— begin —
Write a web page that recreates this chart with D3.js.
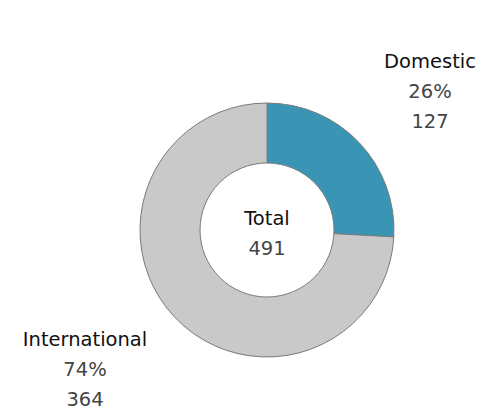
<!DOCTYPE html>
<html><head><meta charset="utf-8">
<script src="https://cdn.jsdelivr.net/npm/d3@7"></script>
<style>body{margin:0;background:#fff}svg{display:block}text{font-family:"DejaVu Sans",sans-serif}</style>
</head><body><svg width="482" height="411"></svg>
<script>
const categories = ["Domestic", "International"];
const values = [127, 364];
const colors = ["#3A95B4", "#C9C9C9"];
const totalLabel = "Total";

const svg = d3.select("svg");
const cx = 267, cy = 230, rOuter = 127, rInner = 67;
const total = d3.sum(values);
const data = categories.map((c, i) => ({name: c, value: values[i], color: colors[i]}));
const pie = d3.pie().value(d => d.value).sort(null);
const arc = d3.arc().innerRadius(0).outerRadius(rOuter);
const g = svg.append("g").attr("transform", `translate(${cx},${cy})`);
g.selectAll("path").data(pie(data)).join("path")
  .attr("d", arc).attr("fill", d => d.data.color)
  .attr("stroke", "#7a7a7a").attr("stroke-width", 1);
g.append("circle").attr("r", rInner).attr("fill", "#fff").attr("stroke", "#7a7a7a").attr("stroke-width", 1);

const fs = 19.5;
function label(x, y, lines) {
  const t = svg.append("text").attr("text-anchor", "middle").attr("font-size", fs);
  lines.forEach((l, i) => {
    t.append("tspan").attr("x", x).attr("y", y + i * 30).attr("fill", i === 0 ? "#111" : "#444").text(l);
  });
}
const pct = v => Math.round(v / total * 100) + "%";
label(430, 68, [categories[0], pct(values[0]), String(values[0])]);
label(85, 346, [categories[1], pct(values[1]), String(values[1])]);
label(267, 225, [totalLabel, String(total)]);
</script></body></html>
— end —
• Exercise directions: All of the data above should be quoted exactly, except for the pictures.

• Result of the task:
Write a web page that recreates this chart with D3.js.
<!DOCTYPE html>
<html><head><meta charset="utf-8">
<script src="https://cdn.jsdelivr.net/npm/d3@7"></script>
<style>body{margin:0;background:#fff}svg{display:block}text{font-family:"DejaVu Sans",sans-serif}</style>
</head><body><svg width="482" height="411"></svg>
<script>
const categories = ["Domestic", "International"];
const values = [127, 364];
const colors = ["#3A95B4", "#C9C9C9"];
const totalLabel = "Total";

const svg = d3.select("svg");
const cx = 267, cy = 230, rOuter = 127, rInner = 67;
const total = d3.sum(values);
const data = categories.map((c, i) => ({name: c, value: values[i], color: colors[i]}));
const pie = d3.pie().value(d => d.value).sort(null);
const arc = d3.arc().innerRadius(0).outerRadius(rOuter);
const g = svg.append("g").attr("transform", `translate(${cx},${cy})`);
g.selectAll("path").data(pie(data)).join("path")
  .attr("d", arc).attr("fill", d => d.data.color)
  .attr("stroke", "#7a7a7a").attr("stroke-width", 1);
g.append("circle").attr("r", rInner).attr("fill", "#fff").attr("stroke", "#7a7a7a").attr("stroke-width", 1);

const fs = 19.5;
function label(x, y, lines) {
  const t = svg.append("text").attr("text-anchor", "middle").attr("font-size", fs);
  lines.forEach((l, i) => {
    t.append("tspan").attr("x", x).attr("y", y + i * 30).attr("fill", i === 0 ? "#111" : "#444").text(l);
  });
}
const pct = v => Math.round(v / total * 100) + "%";
label(430, 68, [categories[0], pct(values[0]), String(values[0])]);
label(85, 346, [categories[1], pct(values[1]), String(values[1])]);
label(267, 225, [totalLabel, String(total)]);
</script></body></html>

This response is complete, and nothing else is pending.